3-Leo Fender didn’t play guitar

   Fender is one of the most popular guitar and amplifier brands, perhaps best known for its enduring classic the Stratocaster electric guitar. The founder’s interest and expertise, however, was solidly in creation, not performance.

   Before founding his company and inventing the first mass-produced solid-body electric guitar, Leo Fender was a radio repairman who sometimes tinkered with his musician friends’ instruments. When he started actually creating them, he relied heavily on their feedback during development.

   While he briefly played piano and saxophone as a youth, even after decades in the guitar business, he never actually learned how to play the instrument. Legend has it that he couldn’t even tune one. He was too busy tinkering with them:

   Country music guitarist Bill Carson (who has been dubbed the “test pilot of the Stratocaster”) told Reverb that Fender would show up to his gigs to swap out equipment.

   “Leo would visit the clubs pretty often where I was working, and sometimes he would bring another amplifier in at that time and want me to exchange it for the one that I had,” Carson said. “He’d take the other one, and take it back to the shop sometimes in the middle of the night to work on it. I just never knew anybody that was as involved in what they were doing and [lived] it 24 hours a day.”

4-Two organs are played by waves

   At least three large-scale, interactive art installations have greeted visitors with music made by the waves and tides — and two of them survive today.

   The Wave Organ by Peter Richards and George Gonzalez was built in 1986 on a jetty made from material from a demolished cemetery. Twenty-five PVC organ pipes are scattered at varying heights above the water, and make sound when the waves hit them below. The best time to visit is during high tide, when higher waves create more frequent notes.

   Another example, the Sea Organ in Zadar, Croatia, by Nikola Bašić, was constructed in 2005 on a new jetty for receiving cruise ships. In this case, the tubes run beneath a series of steps descending into the water.

    Thirty-five polyethylene pipes use the motion of the tide to create tones from hollowed-out squares at the base of the steps along nearly 230 feet of waterfront; the sounds change the farther you travel along the jetty. Similar to the Wave Organ, when the tide is low, the sounds are more subtle, becoming more lively as the tide gets higher.

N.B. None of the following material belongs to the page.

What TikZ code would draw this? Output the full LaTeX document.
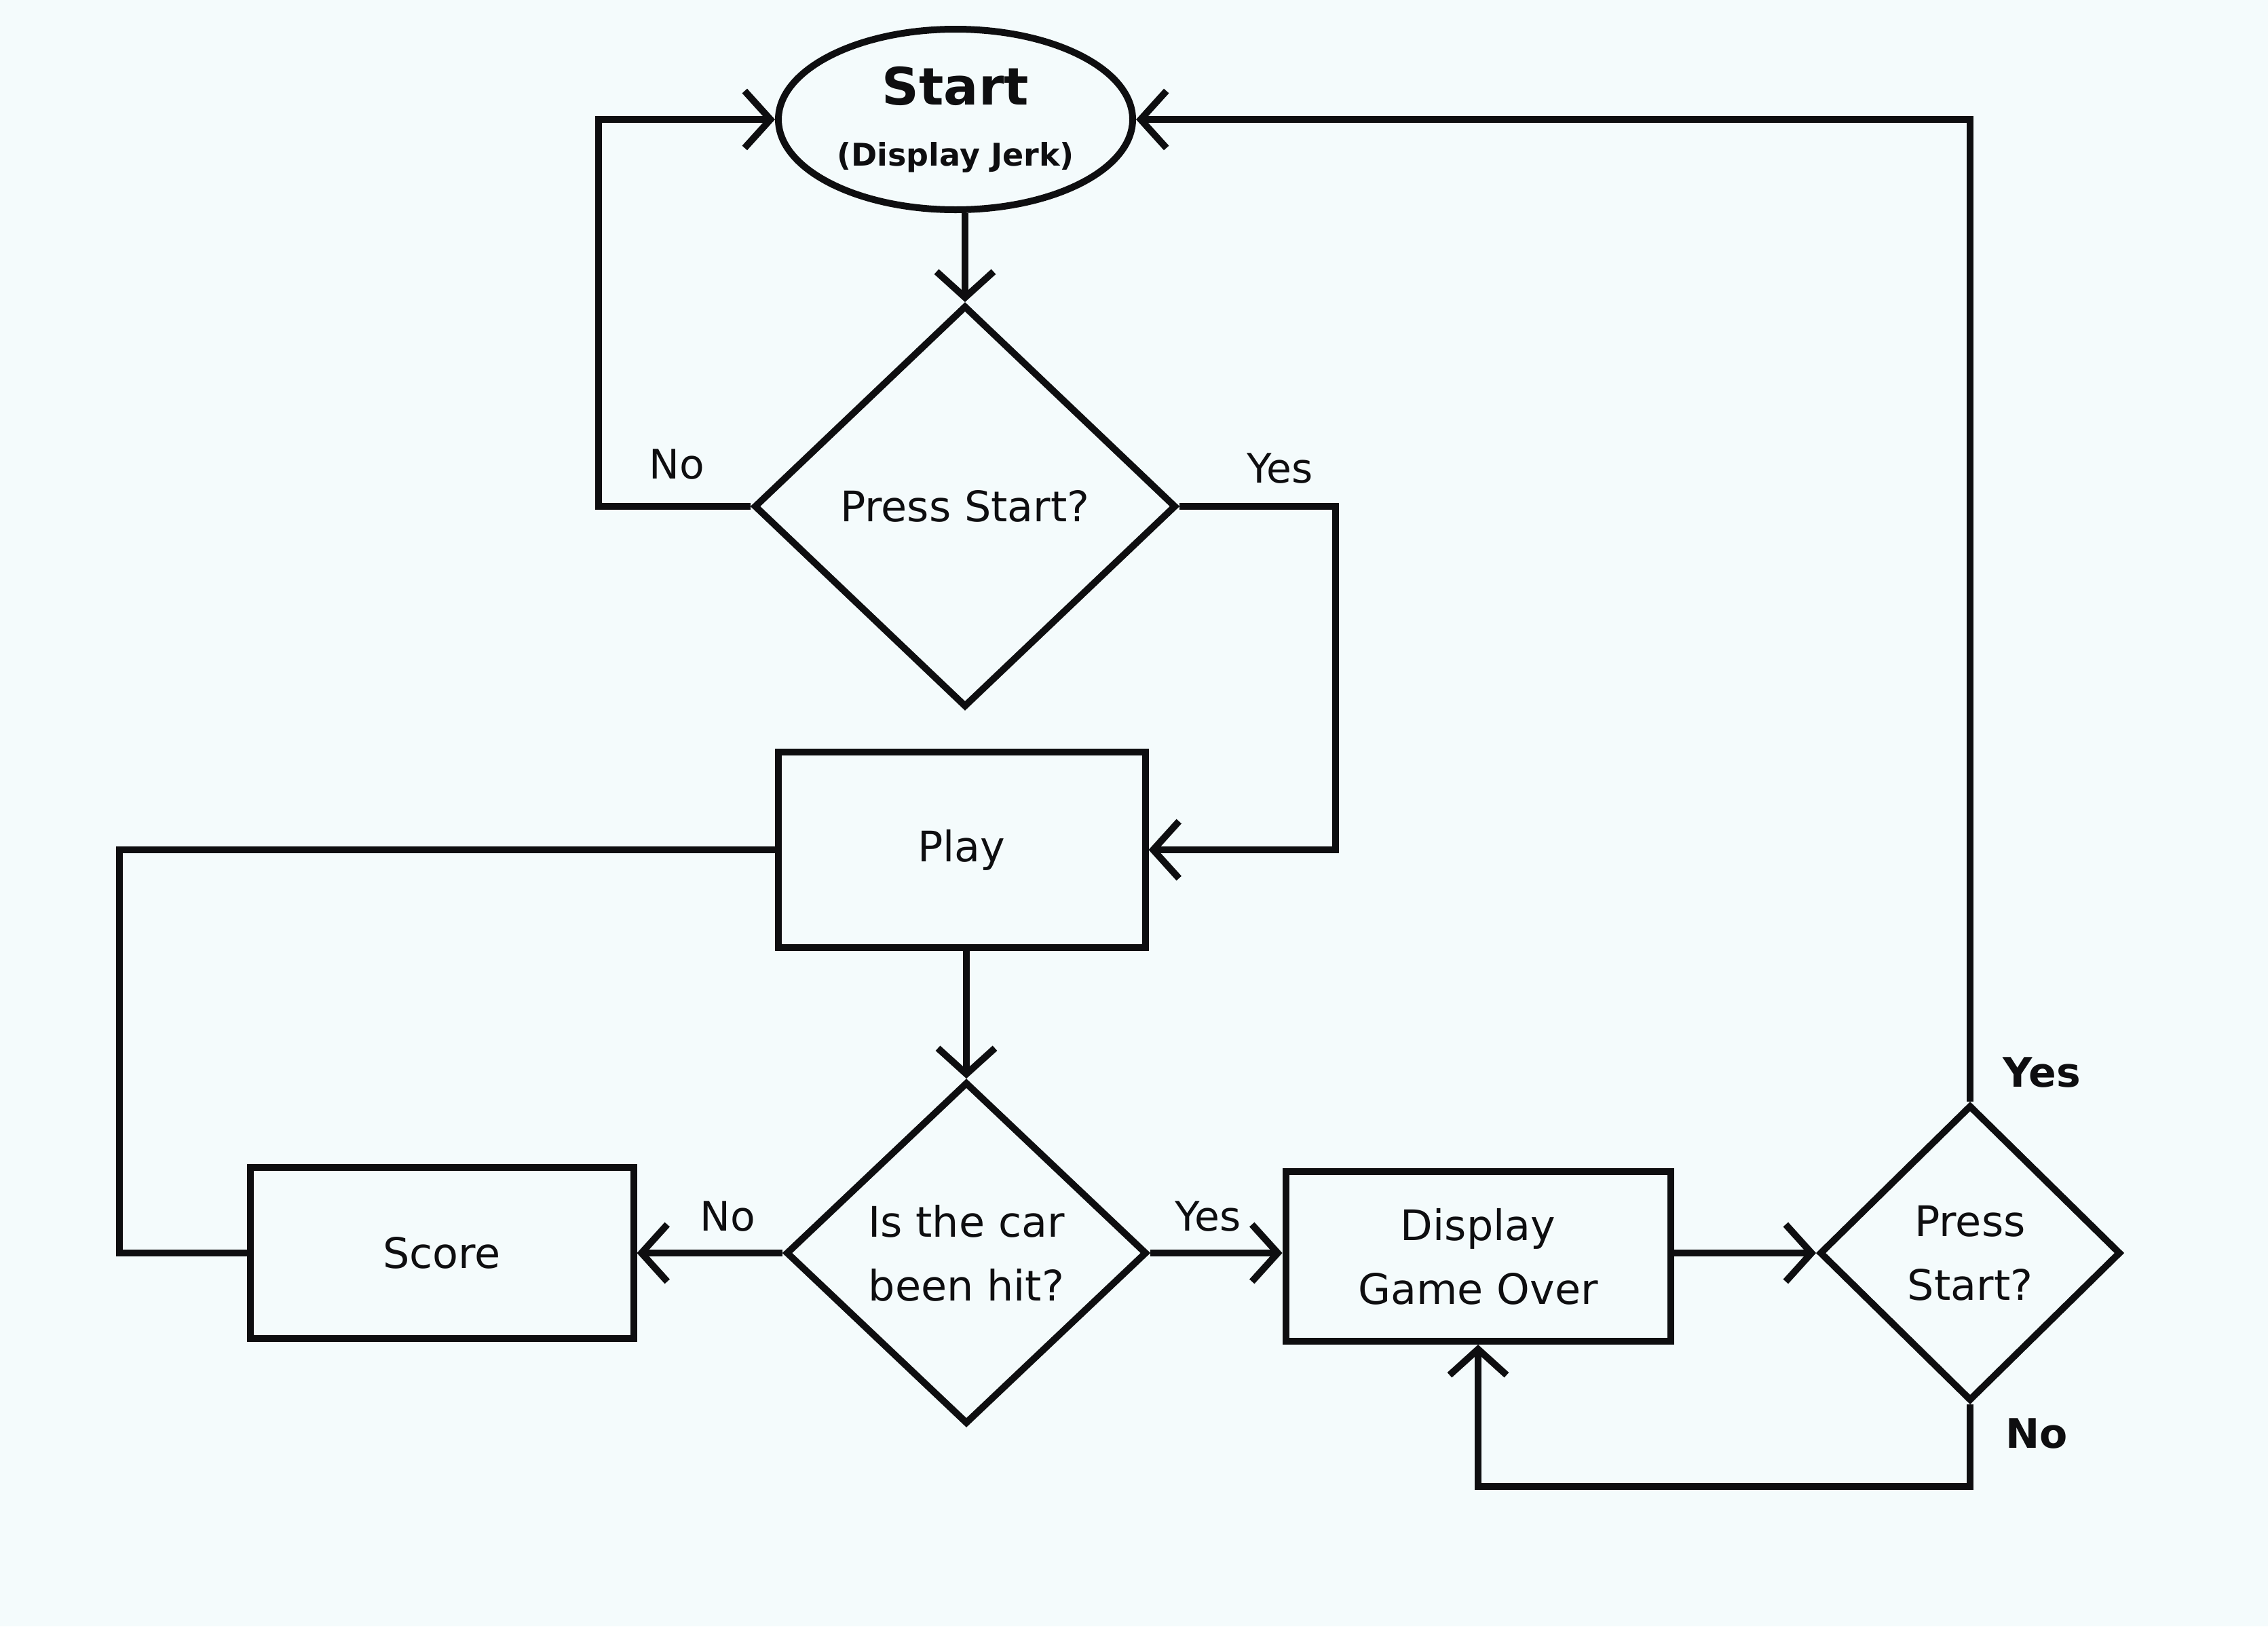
\documentclass[tikz,border=0pt]{standalone}
\usepackage{fontspec}
\setmainfont{DejaVu Sans}
\usetikzlibrary{shapes.geometric,arrows.meta}
\definecolor{bg}{HTML}{F4FBFC}
\definecolor{ink}{HTML}{0E0E10}
\begin{document}
\begin{tikzpicture}[x=1pt,y=-1pt,
  every node/.style={font=\fontsize{62}{94}\selectfont, text=ink},
  ln/.style={draw=ink, line width=10pt},
  arr/.style={ln, -{Straight Barb[length=38pt,width=84pt]}},
  boxn/.style={ln, rectangle, inner sep=0pt, align=center},
  dia/.style={ln, diamond, inner sep=0pt, align=center},
  lbl/.style={font=\fontsize{60}{70}\selectfont}]
\fill[bg] (0,0) rectangle (3342,2396);
\useasboundingbox (0,0) rectangle (3342,2396);

\node[ln, ellipse, minimum width=522pt, minimum height=266pt, inner sep=0pt, align=center] (start) at (1408,176)
  {{\fontsize{76}{80}\selectfont\bfseries Start}\\[-4pt]{\fontsize{46}{50}\selectfont\bfseries (Display Jerk)}};
\node[dia, minimum width=622pt, minimum height=592pt] (d1) at (1422,746) {Press Start?};
\node[boxn, minimum width=541pt, minimum height=288pt] (play) at (1417,1252) {Play};
\node[dia, minimum width=532pt, minimum height=504pt] (d2) at (1424,1846) {Is the car\\been hit?};
\node[boxn, minimum width=565pt, minimum height=252pt] (score) at (651,1846) {Score};
\node[boxn, minimum width=567pt, minimum height=250pt] (go) at (2178,1851) {Display\\Game Over};
\node[dia, minimum width=444pt, minimum height=436pt] (d3) at (2903,1846) {Press\\Start?};

\draw[arr] (d1.north |- start.south) -- (d1.north);
\draw[arr] (d1.west) -- ++(-224,0) |- (start.west);
\draw[arr] (d1.east) -- ++(230,0) |- (play.east);
\draw[ln] (play.west) -- ++(-966,0) |- (score.west);
\draw[arr] (d2.north |- play.south) -- (d2.north);
\draw[arr] (d2.west) -- (d2.west -| score.east);
\draw[arr] (d2.east) -- (d2.east -| go.west);
\draw[arr] (go.east |- d3.west) -- (d3.west);
\draw[arr] (d3.north) |- (start.east);
\draw[arr] (d3.south) -- ++(0,121) -| (go.south);

\node[lbl] (l1) at (997,684) {No};
\node[lbl] (l2) at (1886,690) {Yes};
\node[lbl] (l3) at (1072,1792) {No};
\node[lbl] (l4) at (1780,1792) {Yes};
\node[lbl, font=\fontsize{60}{70}\selectfont\bfseries] (l5) at (3009,1580) {Yes};
\node[lbl, font=\fontsize{60}{70}\selectfont\bfseries] (l6) at (3001,2112) {No};
\end{tikzpicture}
\end{document}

   A third, the High Tide Organ by Liam Curtin and John Gooding in Blackpool, England, was torn down in late 2021. Curtin, who said he was doing some repairs himself, called for its demolition, citing neglect — but considering it outlasted its planned lifespan by several years, it had a good run.

   The metal structure, completed in 2002 as part of a larger sculpture installation along the seafront promenade, was a single, tall steel sculpture that hooks at the top. A series of valves beneath organ pipes were manipulated by the high tide below, with the metal creating a more whistle-like sound than the large-scale plastic installations.